MEMORANDUM AND ORDER
It is hereby ORDERED that the order so appealed from is unanimously modified on the law by denying that part of the motion seeking summary judgment on the issues of serious injury and sole proximate cause of the injuries, and as modified the order is affirmed without costs.
Memorandum: Plaintiff commenced this action seeking damages for injuries she allegedly sustained when the vehicle she was driving was rear-ended by a vehicle operated by defendant. Plaintiff moved for partial summary judgment contending that, as a result of the accident, she sustained a serious injury under the fracture, permanent consequential limitation of use, and significant limitation of use categories set forth in Insurance Law § 5102(d), that defendant was negligent, and that defendant's negligence was the sole proximate cause of plaintiff's serious injury. Supreme Court granted the motion. We agree with defendant that plaintiff failed to establish as a matter of law that she sustained a serious injury or that defendant's negligence was the sole proximate cause of any such injury. Supreme Court erred in granting the motion with respect to those issues, and we therefore modify the order accordingly.

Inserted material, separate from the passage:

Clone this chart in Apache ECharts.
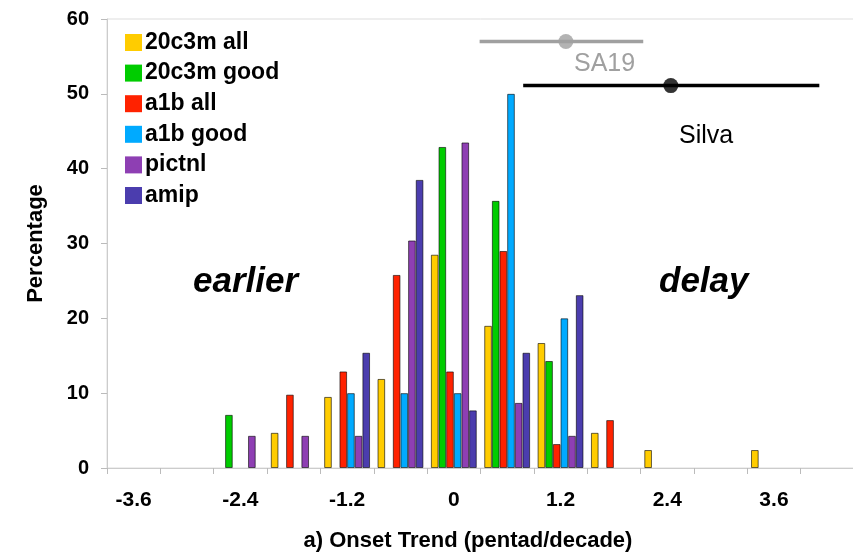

In support of her motion, plaintiff submitted medical records, an independent medical examination report, and a physician's affidavit, which established that, as a result of the accident, plaintiff sustained a left wrist scaphoid fracture, which required surgery, and sustained significant losses of range of motion in her lumbar spine, together with a large traumatic annular tear at L4–5 in her lumbar spine, which also required surgery. We thus conclude that plaintiff met her burden on the motion. In opposition, defendant submitted affidavits from two physicians, one of whom is also an engineer specializing in the analysis of the response of the human body to forces resulting from events such as automobile collisions to determine how injuries are caused. Both of defendant's experts opined that the wrist fracture predated the accident, that the facts of the accident were inconsistent with the force needed to cause such a fracture, and that plaintiff's back injury was degenerative in nature and not caused by the accident. “It is well established that ‘conflicting expert opinions may not be resolved on a motion for summary judgment’ “ (Crutchfield v. Jones, 132 AD3d 1311, 1311; see Edwards v. Devine, 111 AD3d 1370, 1372; Fonseca v. Cronk, 104 AD3d 1154, 1155). Thus, contrary to plaintiff's assertion, defendant raised a triable issue of fact whether there was a causal relationship between plaintiff's alleged injuries and the accident.